While I consider it my duty carefully to guard and maintain every iota of the extensive powers vested in this court by the Constitution and Laws of this kingdom, I also consider it my duty to abstain from any interference with the limited jurisdiction which every foreign minister may rightfully claim to exercise over his own subordinates and retainers under the law of Nations.
The counsel for petitioner contend that this court ought to review and judge of the action of the Executive, in extending its aid to the Representative of France, in accordance with the comity which prevails between civilized nations.
I do not think so. It seems to me that the Executive having seen fit to extend this comity to the French government, through Monsieur Perrin, in a case where its action affects only the rights of parties subject to the law of nations or to the laws of France, and does not infringe on the rights of any one who can claim the protection of the laws of this kingdom, then this court has no ground for interference.
Petitioner’s counsel argued further, that the Minister of Foreign Relations could not interfere directly in this matter, and that Monsieur Perrin ought to have applied to the judiciary. They cited in support of this position a passage from the opinion of Mr. Toucey, Attorney General of the United States, (see opinions of the Attorney General, vol. 5, p. 70,) in reference to a representation made by the French Minister, at Washington, that the effects of one of his attaches had been detained by a hotel keeper, with whom he lived.
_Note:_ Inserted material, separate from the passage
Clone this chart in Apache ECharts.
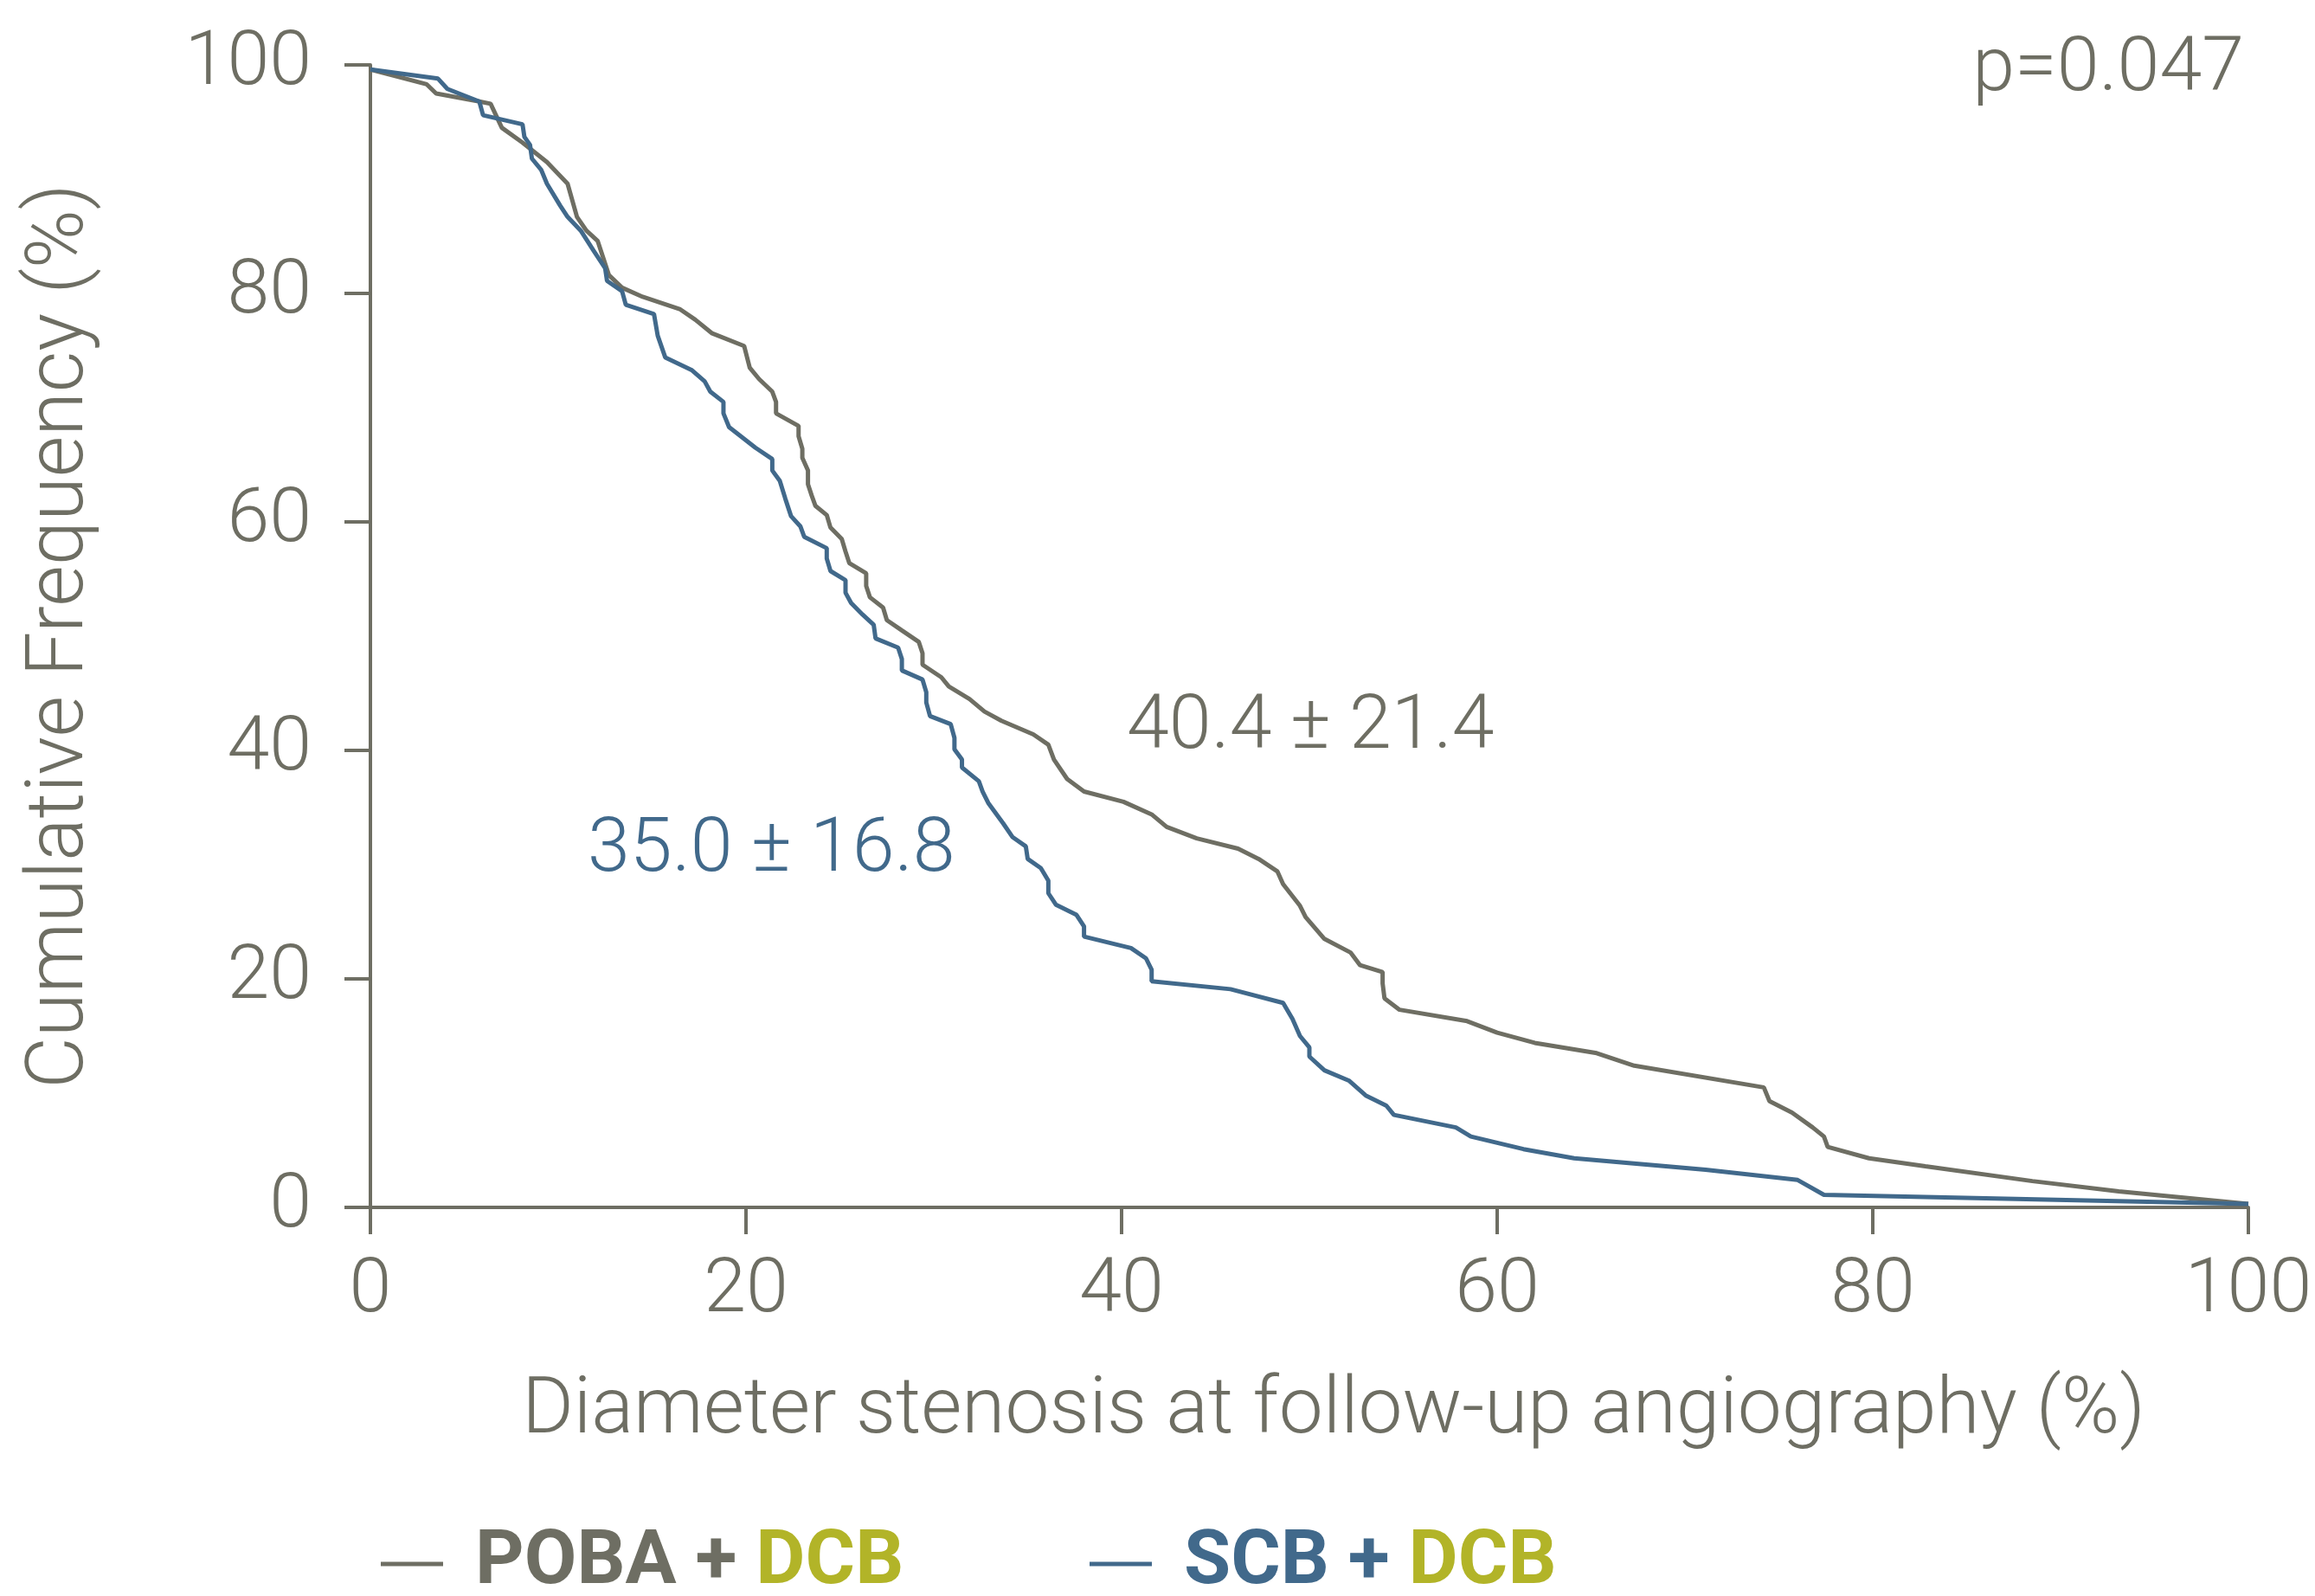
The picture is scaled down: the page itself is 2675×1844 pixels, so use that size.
<!DOCTYPE html>
<html>
<head>
<meta charset="utf-8">
<script src="https://cdn.jsdelivr.net/npm/echarts@6/dist/echarts.min.js"></script>
<style>
  html, body { margin: 0; padding: 0; background: #fff; }
  #chart { width: 2675px; height: 1844px; }
</style>
</head>
<body>
<div id="chart"></div>
<script>
// cumulative frequency curves, [diameter stenosis %, cumulative %]
var pobaPoints = [
    [0, 99.6], [3.0, 98.3], [3.5, 97.5], [5.8, 96.8], [6.4, 96.6], [7.0, 94.5], [8.1, 93.2],
    [9.4, 91.5], [10.5, 89.6], [11.0, 86.7], [11.5, 85.5], [12.1, 84.6], [12.7, 81.6],
    [13.4, 80.5], [14.5, 79.7], [16.5, 78.6], [17.3, 77.7], [18.2, 76.5], [19.9, 75.4],
    [20.2, 73.5], [20.7, 72.5], [21.4, 71.4], [21.6, 70.5], [21.6, 69.5], [22.8, 68.4],
    [22.8, 67.5], [23.0, 66.4], [23.0, 65.6], [23.3, 64.5], [23.3, 63.3], [23.5, 62.3],
    [23.7, 61.4], [24.3, 60.6], [24.5, 59.5], [25.1, 58.5], [25.3, 57.4], [25.5, 56.4],
    [26.4, 55.5], [26.4, 54.4], [26.6, 53.4], [27.3, 52.5], [27.5, 51.4], [28.3, 50.5],
    [29.2, 49.5], [29.4, 48.5], [29.4, 47.5], [30.4, 46.4], [30.8, 45.6], [31.9, 44.5],
    [32.7, 43.4], [33.6, 42.6], [35.3, 41.4], [36.1, 40.5], [36.4, 39.2], [37.1, 37.5],
    [38.0, 36.4], [40.1, 35.5], [41.6, 34.4], [42.4, 33.3], [44.0, 32.3], [46.2, 31.4],
    [47.3, 30.5], [48.3, 29.4], [48.6, 28.3], [49.5, 26.4], [49.8, 25.4], [50.8, 23.5],
    [52.2, 22.3], [52.7, 21.2], [53.9, 20.6], [53.9, 19.6], [54.0, 18.3], [54.8, 17.3],
    [58.4, 16.3], [60.0, 15.3], [62.0, 14.4], [65.3, 13.5], [67.3, 12.4], [74.2, 10.5],
    [74.5, 9.3], [75.7, 8.3], [76.8, 7.0], [77.4, 6.2], [77.6, 5.3], [79.8, 4.3],
    [82.8, 3.6], [88.5, 2.3], [93.1, 1.4], [100, 0.3]
];
var scbPoints = [
    [0, 99.6], [3.6, 98.8], [4.1, 97.9], [5.8, 96.8], [6.0, 95.6], [8.1, 94.8], [8.2, 93.7],
    [8.5, 93.0], [8.6, 91.8], [9.1, 90.8], [9.4, 89.6], [10.1, 87.7], [10.5, 86.7],
    [11.2, 85.5], [11.9, 83.7], [12.5, 82.2], [12.6, 81.1], [13.4, 80.2], [13.6, 79.0],
    [15.1, 78.2], [15.3, 76.3], [15.7, 74.4], [17.1, 73.3], [17.8, 72.3], [18.1, 71.4],
    [18.8, 70.5], [18.8, 69.5], [19.1, 68.3], [20.5, 66.5], [21.4, 65.5], [21.4, 64.5],
    [21.8, 63.6], [22.1, 62.0], [22.4, 60.5], [22.9, 59.6], [23.1, 58.7], [24.3, 57.7],
    [24.3, 56.8], [24.5, 55.7], [25.3, 54.9], [25.3, 53.8], [25.6, 52.9], [26.2, 51.9],
    [26.8, 51.0], [26.9, 49.8], [28.1, 49.0], [28.3, 48.0], [28.3, 47.0], [29.4, 46.2],
    [29.6, 45.1], [29.6, 44.2], [29.8, 43.0], [30.9, 42.3], [31.1, 41.1], [31.1, 40.1],
    [31.5, 39.2], [31.5, 38.5], [32.4, 37.3], [32.6, 36.4], [32.9, 35.4], [33.7, 33.6],
    [34.2, 32.4], [34.9, 31.6], [35.0, 30.5], [35.7, 29.7], [36.1, 28.6], [36.1, 27.5],
    [36.5, 26.5], [37.6, 25.6], [38.0, 24.6], [38.0, 23.7], [40.5, 22.7], [41.3, 21.8],
    [41.6, 20.8], [41.6, 19.8], [45.8, 19.1], [48.6, 17.9], [49.1, 16.5], [49.5, 15.0],
    [50.0, 14.0], [50.0, 13.2], [50.8, 12.0], [52.1, 11.1], [53.0, 9.8], [54.1, 8.9],
    [54.5, 8.1], [57.8, 7.0], [58.6, 6.2], [61.4, 5.1], [64.1, 4.3], [71.1, 3.3],
    [76.0, 2.4], [77.4, 1.1], [100, 0.3]
];
var seriesNames = ['POBA + DCB', 'SCB + DCB'];
var meanLabels = ['40.4 ± 21.4', '35.0 ± 16.8'];
var pValueText = 'p=0.047';

var GRAY = '#6e6e63';
var BLUE = '#41698b';
var GREEN = '#b2b428';
var FONT = 'Roboto';

var myChart = echarts.init(document.getElementById('chart'));

// "POBA + " in the series colour, "DCB" in green
function legendFormat(name) {
    var parts = name.split(' + ');
    return '{a|' + parts[0] + ' + }{b|' + parts[1] + '}';
}

function legendItem(name, color, left) {
    return {
        data: [name],
        left: left,
        top: 1758,
        icon: 'rect',
        itemWidth: 72,
        itemHeight: 5,
        formatter: legendFormat,
        textStyle: {
            padding: [0, 0, 0, 32],
            rich: {
                a: {color: color, fontFamily: FONT, fontWeight: 'bold', fontSize: 88},
                b: {color: GREEN, fontFamily: FONT, fontWeight: 'bold', fontSize: 88}
            }
        }
    };
}

var option = {
    backgroundColor: '#fff',
    animation: false,
    grid: {left: 428, right: 77, top: 75, bottom: 449},
    legend: [
        legendItem(seriesNames[0], GRAY, 435),
        legendItem(seriesNames[1], BLUE, 1254)
    ],
    xAxis: {
        type: 'value',
        min: 0,
        max: 100,
        interval: 20,
        name: 'Diameter stenosis at follow-up angiography (%)',
        nameLocation: 'middle',
        nameGap: 192,
        nameTextStyle: {color: GRAY, fontFamily: FONT, fontWeight: 300, fontSize: 91, padding: [0, 0, 0, 56]},
        axisLine: {lineStyle: {color: GRAY, width: 4}},
        axisTick: {length: 31, lineStyle: {color: GRAY, width: 4}},
        axisLabel: {color: GRAY, fontFamily: FONT, fontWeight: 300, fontSize: 88, margin: 54},
        splitLine: {show: false}
    },
    yAxis: {
        type: 'value',
        min: 0,
        max: 100,
        interval: 20,
        name: 'Cumulative Frequency (%)',
        nameLocation: 'middle',
        nameGap: 310,
        nameTextStyle: {color: GRAY, fontFamily: FONT, fontWeight: 300, fontSize: 92},
        axisLine: {show: true, lineStyle: {color: GRAY, width: 4}},
        axisTick: {show: true, length: 30, lineStyle: {color: GRAY, width: 4}},
        axisLabel: {color: GRAY, fontFamily: FONT, fontWeight: 300, fontSize: 88, margin: 68},
        splitLine: {show: false}
    },
    graphic: [
        {
            type: 'text', left: 1302, top: 798,
            style: {text: meanLabels[0], fill: GRAY, font: '300 88px ' + FONT}
        },
        {
            type: 'text', left: 679, top: 940,
            style: {text: meanLabels[1], fill: BLUE, font: '300 88px ' + FONT}
        },
        {
            type: 'text', right: 82, top: 38,
            style: {text: pValueText, fill: GRAY, font: '300 88px ' + FONT}
        }
    ],
    series: [
        {
            name: seriesNames[0],
            type: 'line',
            data: pobaPoints,
            showSymbol: false,
            itemStyle: {color: GRAY},
            lineStyle: {color: GRAY, width: 5}
        },
        {
            name: seriesNames[1],
            type: 'line',
            data: scbPoints,
            showSymbol: false,
            itemStyle: {color: BLUE},
            lineStyle: {color: BLUE, width: 5}
        }
    ]
};

myChart.setOption(option);
</script>
</body>
</html>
It appears to me that there is a wide distinction between such a case as that and the one now under consideration. Had this been the case of an attachment, for instance, of Monsieur Landais, or of his goods, under a judicial process, and a representation had been made by Monsieur Perrin to the Minister of Foreign Relations, he would, no doubt, have referred the French Representative to the judicial courts; for the Minister could not have taken upon himself to order the release of M.' Landais, or his property, from attachment
I have adverted to all the points presented by the case upon which I think it is necessary to touch, for the purpose of showing the grounds of my decision.
The motion that Monsieur Landais be discharged is refused.